As published in the Mail on Sunday:
For centuries, the United Kingdom was the leader of the world in the freedom of its citizens. We were permitted to do what we wanted to, unless the law explicitly prohibited it.
Unless the sign said ‘Do not walk on the grass’, we could stroll across the lawn. Not for us some irksome, officious policemen demanding to see our papers, asking where we were from and where we were going.
Perhaps we flattered ourselves that such things were for other countries that did not have our liberty and that, as a result, they did not have our history of innovation, imagination and tolerance.
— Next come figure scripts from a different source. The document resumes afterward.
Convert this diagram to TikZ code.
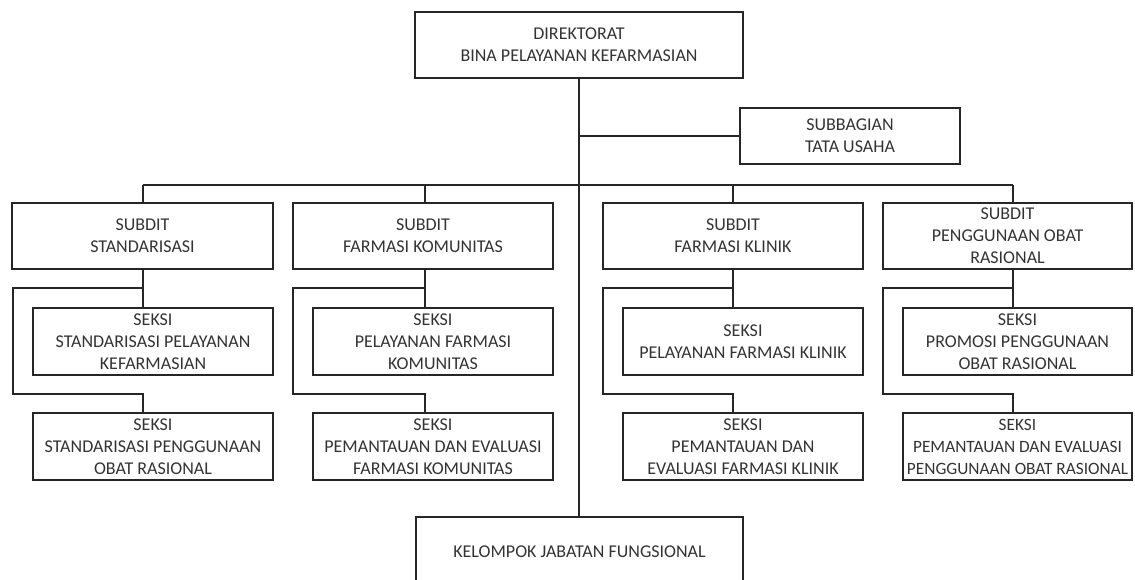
\documentclass[tikz,border=0pt]{standalone}
\usepackage{fontspec}
\setmainfont{Carlito}
\begin{document}
\begin{tikzpicture}[x=1pt,y=-1pt,
  box/.style={draw=black!85,line width=1.3pt,rectangle,inner sep=0pt,align=center,
    text=black!80,font=\fontsize{18}{22}\selectfont},
  conn/.style={draw=black!85,line width=1.3pt}]
\useasboundingbox (0,0) rectangle (1135,579);
\clip (0,0) rectangle (1135,579);
% top
\node[box,minimum width=328pt,minimum height=66pt] (dir) at (579,45) {DIREKTORAT\\BINA PELAYANAN KEFARMASIAN};
\node[box,minimum width=220pt,minimum height=56pt] (sub) at (850,136) {SUBBAGIAN\\TATA USAHA};
\node[box,minimum width=327pt,minimum height=70pt] (kel) at (579.5,552) {KELOMPOK JABATAN FUNGSIONAL};
% subdits
\node[box,minimum width=261pt,minimum height=66pt] (s1) at (142.5,236) {SUBDIT\\STANDARISASI};
\node[box,minimum width=260pt,minimum height=66pt] (s2) at (423,236) {SUBDIT\\FARMASI KOMUNITAS};
\node[box,minimum width=260pt,minimum height=66pt] (s3) at (733,236) {SUBDIT\\FARMASI KLINIK};
\node[box,minimum width=249pt,minimum height=66pt] (s4) at (1007.5,236) {SUBDIT\\PENGGUNAAN OBAT\\RASIONAL};
% seksi a
\node[box,minimum width=240pt,minimum height=67pt] (k1a) at (153,341.5) {SEKSI\\STANDARISASI PELAYANAN\\KEFARMASIAN};
\node[box,minimum width=240pt,minimum height=67pt] (k2a) at (433,341.5) {SEKSI\\PELAYANAN FARMASI\\KOMUNITAS};
\node[box,minimum width=240pt,minimum height=67pt] (k3a) at (743,341.5) {SEKSI\\PELAYANAN FARMASI KLINIK};
\node[box,minimum width=229pt,minimum height=67pt] (k4a) at (1017.5,341.5) {SEKSI\\PROMOSI PENGGUNAAN\\OBAT RASIONAL};
% seksi b
\node[box,minimum width=240pt,minimum height=67pt] (k1b) at (153,446.5) {SEKSI\\STANDARISASI PENGGUNAAN\\OBAT RASIONAL};
\node[box,minimum width=240pt,minimum height=67pt] (k2b) at (433,446.5) {SEKSI\\PEMANTAUAN DAN EVALUASI\\FARMASI KOMUNITAS};
\node[box,minimum width=240pt,minimum height=67pt] (k3b) at (743,446.5) {SEKSI\\PEMANTAUAN DAN\\EVALUASI FARMASI KLINIK};
\node[box,minimum width=229pt,minimum height=67pt,font=\fontsize{17.3}{22}\selectfont] (k4b) at (1017.5,446.5) {SEKSI\\PEMANTAUAN DAN EVALUASI\\PENGGUNAAN OBAT RASIONAL};
% trunk
\draw[conn] (dir.south) -- (dir.south |- kel.north);
\draw[conn] (dir.south |- sub.west) -- (sub.west);
% bus
\coordinate (b1) at (143,185);
\coordinate (b2) at (425,185);
\coordinate (b3) at (733,185);
\coordinate (b4) at (1013,185);
\draw[conn] (b1) -- (b4);
\draw[conn] (b1) -- (b1 |- s1.north);
\draw[conn] (b2) -- (b2 |- s2.north);
\draw[conn] (b3) -- (b3 |- s3.north);
\draw[conn] (b4) -- (b4 |- s4.north);
% branches
\coordinate (v1) at (143,288); \coordinate (l1) at (13,288); \coordinate (m1) at (13,394);
\coordinate (v2) at (425,288); \coordinate (l2) at (293,288); \coordinate (m2) at (293,394);
\coordinate (v3) at (733,288); \coordinate (l3) at (603,288); \coordinate (m3) at (603,394);
\coordinate (v4) at (1013,288); \coordinate (l4) at (883,288); \coordinate (m4) at (883,394);
\draw[conn] (v1 |- s1.south) -- (v1 |- k1a.north);
\draw[conn] (v1) -- (l1) -- (m1) -- (m1 -| v1) -- (v1 |- k1b.north);
\draw[conn] (v2 |- s2.south) -- (v2 |- k2a.north);
\draw[conn] (v2) -- (l2) -- (m2) -- (m2 -| v2) -- (v2 |- k2b.north);
\draw[conn] (v3 |- s3.south) -- (v3 |- k3a.north);
\draw[conn] (v3) -- (l3) -- (m3) -- (m3 -| v3) -- (v3 |- k3b.north);
\draw[conn] (v4 |- s4.south) -- (v4 |- k4a.north);
\draw[conn] (v4) -- (l4) -- (m4) -- (m4 -| v4) -- (v4 |- k4b.north);
\end{tikzpicture}
\end{document}
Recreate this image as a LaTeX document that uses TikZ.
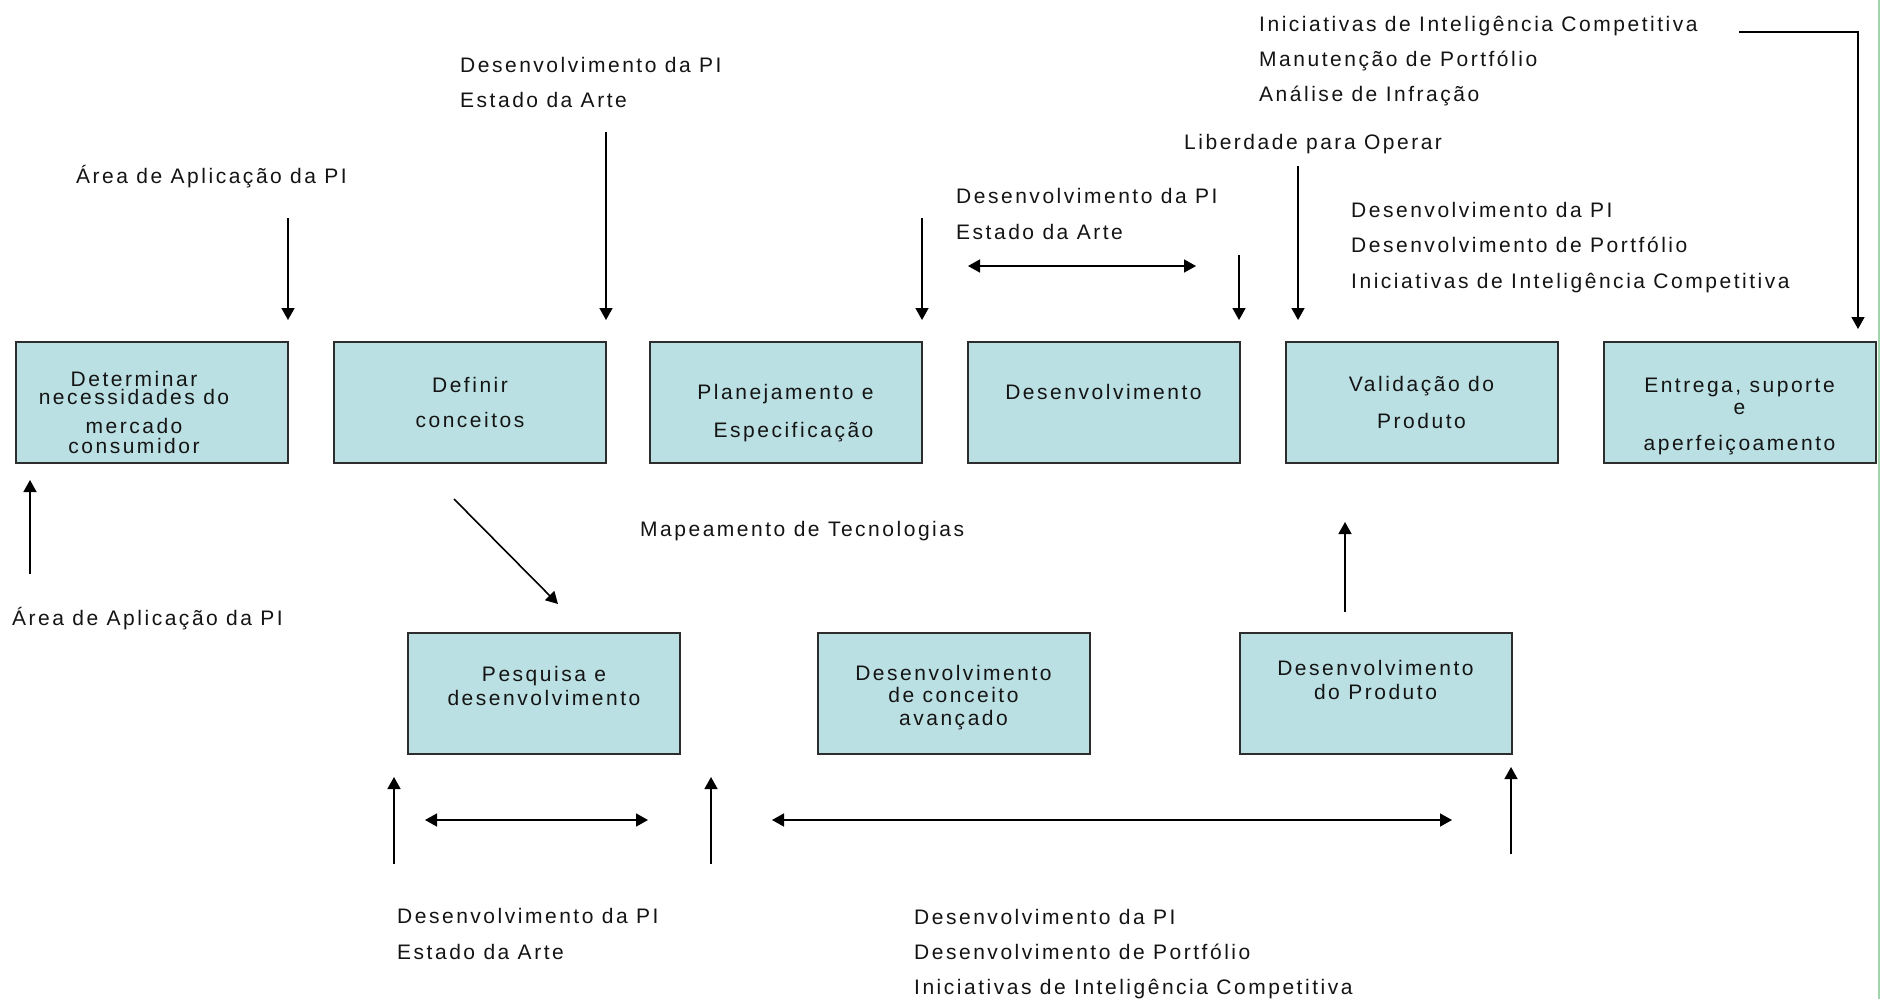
\documentclass[tikz,border=0pt]{standalone}
\usepackage{fontspec}
\setmainfont{Liberation Sans}[LetterSpace=12]
\usetikzlibrary{arrows.meta}
\definecolor{boxfill}{RGB}{187,224,227}
\definecolor{boxline}{RGB}{45,45,45}
\definecolor{txt}{RGB}{20,20,20}
\definecolor{edgegreen}{RGB}{160,212,170}
\newcommand\lblfont{\fontsize{21}{24}\selectfont}
\newcommand\boxfont{\fontsize{21}{18}\selectfont}
\begin{document}
\begin{tikzpicture}[x=1pt,y=-1pt,
  box/.style={draw=boxline, line width=2pt, fill=boxfill, minimum width=272pt, minimum height=121pt, inner sep=0pt, align=center, font=\boxfont, text=txt},
  lbl/.style={anchor=base west, inner sep=0pt, font=\lblfont, text=txt},
  arr/.style={line width=1.6pt, -{Triangle[length=12pt,width=13pt]}},
  darr/.style={line width=1.6pt, {Triangle[length=12pt,width=13pt]}-{Triangle[length=12pt,width=13pt]}}]
\fill[white] (0,0) rectangle (1881,999);
\useasboundingbox (0,0) rectangle (1881,999);
\draw[edgegreen, line width=2.5pt] (1879,0) -- (1879,999);

% top row boxes
\node[box] (box1) at (152,402.5) {\mbox{}\\[18pt]Determinar\hspace*{36pt}\null\\necessidades do\hspace*{36pt}\null\\[11pt]mercado\hspace*{36pt}\null\\[2pt]consumidor\hspace*{36pt}\null};
\node[box] (box2) at (470,402.5) {Definir\\[17pt]conceitos};
\node[box] (box3) at (785.5,402.5) {\mbox{}\\[18pt]Planejamento e\\[17pt]\hspace*{16pt}Especificação};
\node[box] (box4) at (1103.5,402.5) {Desenvolvimento\\[4pt]\mbox{}};
\node[box] (box5) at (1421.5,402.5) {Validação do\\[17pt]Produto};
\node[box] (box6) at (1739.5,402.5) {\mbox{}\\[25pt]Entrega, suporte\\[4pt]e\\[18pt]aperfeiçoamento};

% bottom row boxes
\node[box] (bot1) at (544,693) {Pesquisa e\\[4pt]desenvolvimento\\[-4pt]\mbox{}};
\node[box] (bot2) at (953.5,693) {\mbox{}\\[7pt]Desenvolvimento\\[4pt]de conceito\\[5pt]avançado};
\node[box] (bot3) at (1375.5,693) {Desenvolvimento\\[6pt]do Produto\\[8pt]\mbox{}};

% labels
\node[lbl] (t1) at (76,183) {Área de Aplicação da PI};
\node[lbl] (t2a) at (460,72) {Desenvolvimento da PI};
\node[lbl] (t2b) at (460,107) {Estado da Arte};
\node[lbl] (t3a) at (956,203) {Desenvolvimento da PI};
\node[lbl] (t3b) at (956,239) {Estado da Arte};
\node[lbl] (t4) at (1184,149) {Liberdade para Operar};
\node[lbl] (t5a) at (1259,31) {Iniciativas de Inteligência Competitiva};
\node[lbl] (t5b) at (1259,66) {Manutenção de Portfólio};
\node[lbl] (t5c) at (1259,101) {Análise de Infração};
\node[lbl] (t6a) at (1351,217) {Desenvolvimento da PI};
\node[lbl] (t6b) at (1351,252) {Desenvolvimento de Portfólio};
\node[lbl] (t6c) at (1351,288) {Iniciativas de Inteligência Competitiva};
\node[lbl] (t7) at (640,536) {Mapeamento de Tecnologias};
\node[lbl] (t8) at (12,625) {Área de Aplicação da PI};
\node[lbl] (t9a) at (397,923) {Desenvolvimento da PI};
\node[lbl] (t9b) at (397,959) {Estado da Arte};
\node[lbl] (t10a) at (914,924) {Desenvolvimento da PI};
\node[lbl] (t10b) at (914,959) {Desenvolvimento de Portfólio};
\node[lbl] (t10c) at (914,994) {Iniciativas de Inteligência Competitiva};

% arrow end points
\coordinate (a1s) at (288,218);  \coordinate (a1e) at (288,320);
\coordinate (a2s) at (606,132);  \coordinate (a2e) at (606,320);
\coordinate (a3s) at (922,218);  \coordinate (a3e) at (922,320);
\coordinate (d1l) at (968,266);  \coordinate (d1r) at (1196,266);
\coordinate (a4s) at (1239,255); \coordinate (a4e) at (1239,320);
\coordinate (a5s) at (1298,166); \coordinate (a5e) at (1298,320);
\coordinate (e1s) at (1739,32);  \coordinate (e1e) at (1858,329);
\coordinate (u1s) at (30,574);   \coordinate (u1e) at (30,480);
\coordinate (g1s) at (454,499);  \coordinate (g1e) at (558,604);
\coordinate (u2s) at (1345,612); \coordinate (u2e) at (1345,522);
\coordinate (u3s) at (394,864);  \coordinate (u3e) at (394,777);
\coordinate (d2l) at (425,820);  \coordinate (d2r) at (648,820);
\coordinate (u4s) at (711,864);  \coordinate (u4e) at (711,777);
\coordinate (d3l) at (772,820);  \coordinate (d3r) at (1452,820);
\coordinate (u5s) at (1511,854); \coordinate (u5e) at (1511,767);

\draw[arr] (a1s) -- (a1e);
\draw[arr] (a2s) -- (a2e);
\draw[arr] (a3s) -- (a3e);
\draw[darr] (d1l) -- (d1r);
\draw[arr] (a4s) -- (a4e);
\draw[arr] (a5s) -- (a5e);
\draw[arr] (e1s) -| (e1e);
\draw[arr] (u1s) -- (u1e);
\draw[arr] (g1s) -- (g1e);
\draw[arr] (u2s) -- (u2e);
\draw[arr] (u3s) -- (u3e);
\draw[darr] (d2l) -- (d2r);
\draw[arr] (u4s) -- (u4e);
\draw[darr] (d3l) -- (d3r);
\draw[arr] (u5s) -- (u5e);
\end{tikzpicture}
\end{document}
But thanks to a new, badly crafted and poorly communicated law, we have suddenly seen a different style of policing.
Road blocks have been erected to check that people’s journeys are ‘justified’, even though you cannot infect or be infected while alone inside a car.
Police stopped key workers going to do their shift in a supermarket because they chose not to believe them. They published drone footage of people walking their dog in isolation in the Peak District.
One police force bragged about issuing a summons to someone for the offence of ‘shopping for non-essential items’.
No such offence exists, no more than ‘smoking a cigarette while exercising’, ‘sitting down after exercising’ or ‘sitting on a park bench’. Those were just a few of the other things that the police chastised or fined people for doing.
This was all troublingly reminiscent of the power-mad Hodges, the bombastic jobsworth of an air raid warden in Dad’s Army – although it was not a joke for the people involved last week.
Not that Hodges’s law was confined to the police. Local government officials told shopkeepers that they should take Easter eggs and hot cross buns off the shelves as they were ‘not essential’.
Police extended this by stopping people and telling them that they were not to go shopping for booze and fags.
This action was confounded when a Government Minister announced – at about the same time – that off-licences would be one of the categories of shops allowed to stay open.
Even worse is how some police forces are encouraging people to spy upon their neighbours, seemingly attempting to turn us into an informer state.
We are not alone in this, of course. German police forces have done the same, leading German professor of criminology Rafael Behr to say: ‘This willingness to report others is poisoning civilised behaviour.’
Quite. And it is not restricted to Germany. The truth is this: it is not against any regulation to drive to remote open spaces in the countryside to get some exercise, or even just to enjoy the view.
It is not against any law to buy a hot cross bun or an Easter egg or even a packet of cigarettes.
It is simply the zealous action of officers over-interpreting the expressed preference of a Government Minister on no particular scientific basis. And that is emphatically not how our legal system works.
Lord Sumption, the retired Supreme Court judge, was scathing about it. ‘This is what a police state is like,’ he said. ‘It’s a state in which the Government can issue orders or express preferences with no legal auth¬ority and the police will enforce Ministers’ wishes.’
Now we are not a police state, but Lord Sumption is right to warn about this troubling direction of travel. It is essential that we curb this drift now.
It is also essential to revert to normality, without exception, as soon as it is reasonably safe to do so. Already there has been public anger about this heavy-handed petty bureaucracy that reaches far beyond what is necessary for public safety.
And that anger will only increase over Easter, a time second only to Christmas when families traditionally come together to celebrate. Some of the excesses have been curbed for now, but anger alone is not enough to prevent these dangerous attitudes becoming entrenched.
So how did we get here, and how do we get out of this state? It started with the Government’s sharp U-turn over coronavirus policy.
There is still not enough information available – at least to the public – to judge whether it is the right or wrong policy, but the change is certainly understandable.
It might be said to have met a public demand for certainty and a need to enforce public health rules on those who were behaving rather stupidly. But it handed far too much power to the police without enough guidance, with the inevitable result.
As always, the Government took too many powers and shut down much of the scope for both parliamentary and judicial scrutiny.
Although these specific new measures have to be reviewed every three weeks, the new Corona-virus Act passed the Commons in just one day last month, giving Ministers far greater powers that could last two years.
Many of us objected to the extreme length of time for such unfettered powers but the Labour Party abandoned its protests in exchange for rubber-stamping the Act every six months.
So my advice to Boris Johnson is simple: use these powers to the minimum. Abandon them as soon as you can safely do so.
And if you want people to accept what the Deputy Chief Medical Officer said could be six months of restrictions on our everyday movements, introduce some humanity into these blunt instruments that you are using on the British people.
We must defeat this virus and save lives. But we must do so by respecting one of our most hallowed traditions: policing, yes, but policing by consent. Nothing less is acceptable.